March 23, 2020
A Houthi-run appeal court upheld on Sunday a verdict to execute the leader of the Bahai religious minority in the latest move reflecting the Iran-backed group’s exploitation of the judiciary in areas under its control.
The verdict supports the confiscation of the properties of Hamed bin Haydarah and the closure and confiscation of the Bahai community’s offices in the country.
The Houthi appellate denied Haydrah the right to attend the session in person or through a lawyer.
Since they took over Sanaa by force on September 21, 2014, Houthi militias have used their courts in Sanaa to issue hundreds of death sentences against their political, military, and sectarian opponents.
Yemeni human rights activists and international organizations accuse the Houthi group of sectarian targeting of opponents in Yemen.
“Sectarian incitement is practiced against religious and ideological minorities in Yemen, and they are restricted from gathering and practicing rituals, which makes them vulnerable to prosecution, torture, and even killing, which poses a serious threat to religious civil minorities,” Yemeni activist Khaled Abdulkarim told Asharq Al-Awsat about Houthi practices in the country.

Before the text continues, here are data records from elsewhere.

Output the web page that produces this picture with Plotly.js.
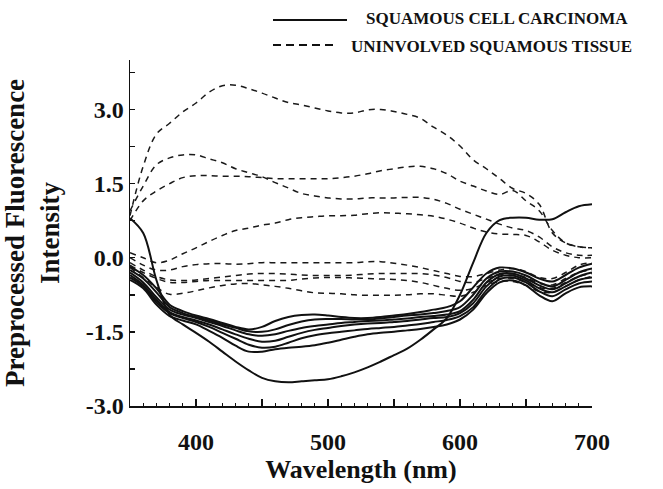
<!DOCTYPE html>
<html>
<head>
<meta charset="utf-8">
<script src="https://cdn.plot.ly/plotly-3.0.1.min.js"></script>
<style>html,body{margin:0;padding:0;background:#fff;}#chart{width:663px;height:489px;}</style>
</head>
<body>
<div id="chart"></div>
<script>
// Wavelength grid (nm)
var wavelength = [350,360,370,380,390,400,410,420,430,440,450,460,470,480,490,500,510,520,530,540,550,560,570,580,590,600,610,620,630,640,650,660,670,680,690,700];

// Squamous cell carcinoma spectra (solid)
var scc1 = [0.8,0.5,-0.45,-1.15,-1.35,-1.52,-1.7,-1.9,-2.1,-2.28,-2.43,-2.5,-2.52,-2.5,-2.48,-2.46,-2.4,-2.32,-2.22,-2.1,-1.97,-1.84,-1.66,-1.45,-1.22,-0.75,-0.1,0.5,0.76,0.81,0.81,0.77,0.78,0.92,1.04,1.08];
var scc2 = [-0.18,-0.35,-0.62,-0.95,-1.08,-1.17,-1.24,-1.32,-1.4,-1.45,-1.4,-1.28,-1.2,-1.16,-1.15,-1.17,-1.2,-1.22,-1.22,-1.2,-1.17,-1.14,-1.1,-1.05,-1.0,-0.88,-0.6,-0.32,-0.2,-0.22,-0.3,-0.42,-0.48,-0.35,-0.2,-0.12];
var scc3 = [-0.25,-0.42,-0.7,-1.0,-1.12,-1.2,-1.27,-1.35,-1.42,-1.49,-1.5,-1.45,-1.36,-1.29,-1.25,-1.24,-1.24,-1.25,-1.25,-1.23,-1.2,-1.17,-1.15,-1.12,-1.08,-1.0,-0.75,-0.42,-0.28,-0.28,-0.36,-0.5,-0.58,-0.45,-0.3,-0.22];
var scc4 = [-0.3,-0.5,-0.8,-1.05,-1.15,-1.22,-1.3,-1.38,-1.47,-1.55,-1.58,-1.55,-1.48,-1.42,-1.38,-1.35,-1.32,-1.3,-1.28,-1.27,-1.25,-1.23,-1.2,-1.18,-1.15,-1.08,-0.85,-0.5,-0.33,-0.32,-0.42,-0.56,-0.64,-0.52,-0.38,-0.3];
var scc5 = [-0.35,-0.55,-0.85,-1.1,-1.2,-1.27,-1.35,-1.45,-1.55,-1.64,-1.7,-1.68,-1.6,-1.52,-1.46,-1.42,-1.38,-1.35,-1.33,-1.32,-1.3,-1.28,-1.25,-1.22,-1.2,-1.12,-0.92,-0.58,-0.38,-0.36,-0.46,-0.62,-0.7,-0.58,-0.45,-0.4];
var scc6 = [-0.4,-0.58,-0.9,-1.12,-1.22,-1.3,-1.4,-1.52,-1.64,-1.76,-1.82,-1.8,-1.72,-1.63,-1.57,-1.53,-1.5,-1.47,-1.44,-1.42,-1.4,-1.37,-1.34,-1.3,-1.26,-1.18,-1.0,-0.66,-0.44,-0.4,-0.5,-0.68,-0.78,-0.64,-0.52,-0.48];
var scc7 = [-0.45,-0.62,-0.95,-1.18,-1.27,-1.35,-1.48,-1.62,-1.78,-1.9,-1.9,-1.85,-1.82,-1.8,-1.77,-1.72,-1.66,-1.6,-1.55,-1.52,-1.5,-1.47,-1.44,-1.4,-1.35,-1.25,-1.05,-0.72,-0.5,-0.46,-0.56,-0.76,-0.88,-0.72,-0.6,-0.58];

// Uninvolved squamous tissue spectra (dashed)
var normal1 = [0.85,1.85,2.5,2.72,2.95,3.13,3.35,3.48,3.49,3.42,3.33,3.23,3.14,3.09,3.03,2.97,2.93,2.93,2.99,3.0,2.96,2.9,2.82,2.64,2.48,2.26,1.98,1.8,1.6,1.4,1.3,1.08,0.5,0.3,0.22,0.2];
var normal2 = [0.95,1.45,1.88,2.02,2.08,2.08,2.0,1.92,1.8,1.72,1.64,1.52,1.41,1.3,1.25,1.21,1.19,1.19,1.21,1.21,1.21,1.22,1.22,1.18,1.1,0.98,0.88,0.78,0.68,0.6,0.55,0.42,0.22,0.1,0.05,0.05];
var normal3 = [0.75,1.15,1.35,1.5,1.62,1.66,1.66,1.65,1.65,1.64,1.62,1.6,1.6,1.6,1.6,1.6,1.62,1.65,1.7,1.76,1.8,1.84,1.85,1.8,1.7,1.55,1.45,1.35,1.28,1.36,1.15,0.95,0.55,0.3,0.22,0.2];
var normal4 = [0.1,0.0,-0.1,-0.05,0.08,0.2,0.33,0.45,0.55,0.6,0.66,0.7,0.77,0.81,0.83,0.85,0.85,0.86,0.89,0.91,0.9,0.89,0.87,0.84,0.78,0.7,0.6,0.52,0.48,0.47,0.45,0.32,0.15,0.05,0.0,0.0];
var normal5 = [0.0,-0.15,-0.25,-0.25,-0.18,-0.14,-0.12,-0.12,-0.13,-0.12,-0.1,-0.1,-0.1,-0.1,-0.1,-0.1,-0.1,-0.1,-0.08,-0.08,-0.11,-0.15,-0.2,-0.26,-0.32,-0.38,-0.38,-0.32,-0.25,-0.22,-0.28,-0.4,-0.42,-0.3,-0.15,-0.1];
var normal6 = [-0.1,-0.25,-0.38,-0.45,-0.46,-0.45,-0.42,-0.39,-0.36,-0.33,-0.32,-0.32,-0.33,-0.35,-0.36,-0.36,-0.36,-0.35,-0.33,-0.32,-0.32,-0.32,-0.32,-0.35,-0.4,-0.48,-0.5,-0.42,-0.35,-0.33,-0.4,-0.52,-0.55,-0.42,-0.3,-0.25];
var normal7 = [-0.15,-0.3,-0.42,-0.5,-0.5,-0.48,-0.46,-0.46,-0.46,-0.46,-0.46,-0.46,-0.46,-0.43,-0.41,-0.4,-0.4,-0.41,-0.42,-0.43,-0.44,-0.46,-0.5,-0.56,-0.62,-0.66,-0.62,-0.5,-0.42,-0.42,-0.5,-0.6,-0.62,-0.5,-0.38,-0.32];
var normal8 = [-0.2,-0.4,-0.6,-0.74,-0.72,-0.67,-0.61,-0.56,-0.53,-0.52,-0.55,-0.58,-0.62,-0.67,-0.71,-0.72,-0.73,-0.75,-0.76,-0.76,-0.76,-0.75,-0.73,-0.73,-0.76,-0.78,-0.7,-0.56,-0.48,-0.48,-0.56,-0.68,-0.7,-0.58,-0.45,-0.38];

// Axis tick labels
var xTickVals = [400,450,500,550,600,650,700];
var xTickText = ['400','','500','','600','','700'];
var yTickVals = [-3,-2.25,-1.5,-0.75,0,0.75,1.5,2.25,3,3.75];
var yTickText = ['-3.0','','-1.5','','0.0','','1.5','','3.0',''];

var legendLabels = ['SQUAMOUS CELL CARCINOMA', 'UNINVOLVED SQUAMOUS TISSUE'];

var sccSeries = [scc1, scc2, scc3, scc4, scc5, scc6, scc7];
var normalSeries = [normal1, normal2, normal3, normal4, normal5, normal6, normal7, normal8];

var SERIF = 'Liberation Serif, Times New Roman, serif';
var traces = [];
normalSeries.forEach(function (ys) {
  traces.push({x: wavelength, y: ys, type: 'scatter', mode: 'lines',
    line: {color: '#1a1a1a', width: 1.5, dash: '6px,5px', shape: 'spline', smoothing: 1},
    hoverinfo: 'skip', showlegend: false});
});
sccSeries.forEach(function (ys) {
  traces.push({x: wavelength, y: ys, type: 'scatter', mode: 'lines',
    line: {color: '#111', width: 2, shape: 'spline', smoothing: 1},
    hoverinfo: 'skip', showlegend: false});
});

var W = 663, H = 489, ML = 130, MR = 71, MT = 60, MB = 83;
var pw = W - ML - MR, ph = H - MT - MB;
function px(x) { return (x - ML) / pw; }
function py(y) { return (H - MB - y) / ph; }

var layout = {
  width: W, height: H,
  margin: {l: ML, r: MR, t: MT, b: MB, pad: 0},
  paper_bgcolor: '#fff', plot_bgcolor: '#fff',
  showlegend: false,
  font: {family: SERIF, color: '#111'},
  xaxis: {
    range: [350, 700], automargin: false,
    showline: true, linecolor: '#111', linewidth: 1.5, mirror: false,
    showgrid: false, zeroline: false,
    ticks: 'inside', ticklen: 7, tickwidth: 1.5, tickcolor: '#111',
    tickmode: 'array', tickvals: xTickVals, ticktext: xTickText,
    minor: {ticks: 'inside', tick0: 350, dtick: 10, ticklen: 3, tickwidth: 1, tickcolor: '#111', showgrid: false},
    tickfont: {family: SERIF, size: 24, color: '#111', weight: 'bold'},
    ticklabelstandoff: 14,
    title: {text: 'Wavelength (nm)', font: {family: SERIF, size: 26, color: '#111', weight: 'bold'}, standoff: 5}
  },
  yaxis: {
    range: [-3, 4], automargin: false,
    showline: true, linecolor: '#111', linewidth: 1.5, mirror: false,
    showgrid: false, zeroline: false,
    ticks: 'inside', ticklen: 5, tickwidth: 1.5, tickcolor: '#111',
    tickmode: 'array', tickvals: yTickVals, ticktext: yTickText,
    tickfont: {family: SERIF, size: 24, color: '#111', weight: 'bold'},
    title: {text: 'Preprocessed Fluorescence<br>Intensity', font: {family: SERIF, size: 27, color: '#111', weight: 'bold'}, standoff: 20}
  },
  shapes: [
    {type: 'line', xref: 'paper', yref: 'paper', x0: px(273), x1: px(347), y0: py(20), y1: py(20),
     line: {color: '#111', width: 2}},
    {type: 'line', xref: 'paper', yref: 'paper', x0: px(273), x1: px(335), y0: py(45), y1: py(45),
     line: {color: '#111', width: 2, dash: '8px,5px'}}
  ],
  annotations: [
    {xref: 'paper', yref: 'paper', x: px(364), y: py(19), xanchor: 'left', yanchor: 'middle', showarrow: false,
     text: legendLabels[0], font: {family: SERIF, size: 17, color: '#111', weight: 'bold'}},
    {xref: 'paper', yref: 'paper', x: px(349), y: py(46), xanchor: 'left', yanchor: 'middle', showarrow: false,
     text: legendLabels[1], font: {family: SERIF, size: 17, color: '#111', weight: 'bold'}}
  ]
};

Plotly.newPlot('chart', traces, layout, {staticPlot: true, displayModeBar: false});
</script>
</body>
</html>
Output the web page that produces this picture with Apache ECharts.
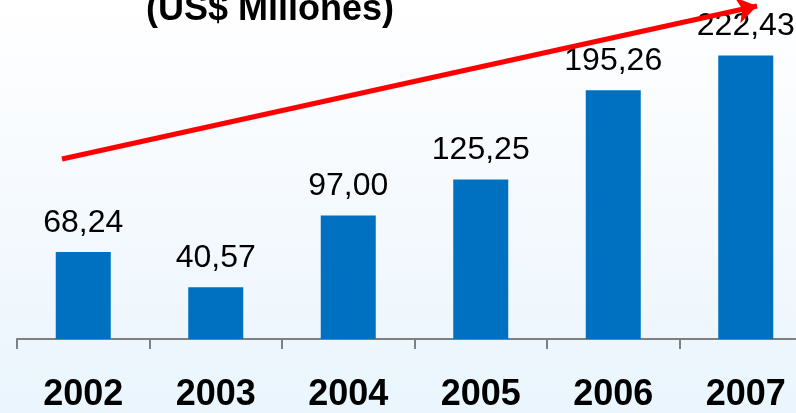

The Bahais are a small religious community in Yemen. In their areas of control, Houthis have erased all forms of dissent and prosecuted compatriots with different religious including the Bahais.
Houthis have also imposed sectarian changes in areas they control, where many religious rituals of other sects were slashed and replaced.
Bahais, according to activists, have been officially hunted down by Houthis since August 2016 with dozens being rounded up by the group.
The homes of Bahais were targeted by continuous raids, and Houthis confiscated their property, terrorized their children, arrested them, and threatened them with death, forcing many of them to flee.
Also, Yemeni activists believe that there is a lot of evidence pointing to an Iranian role behind the persecution of Bahais in Yemen.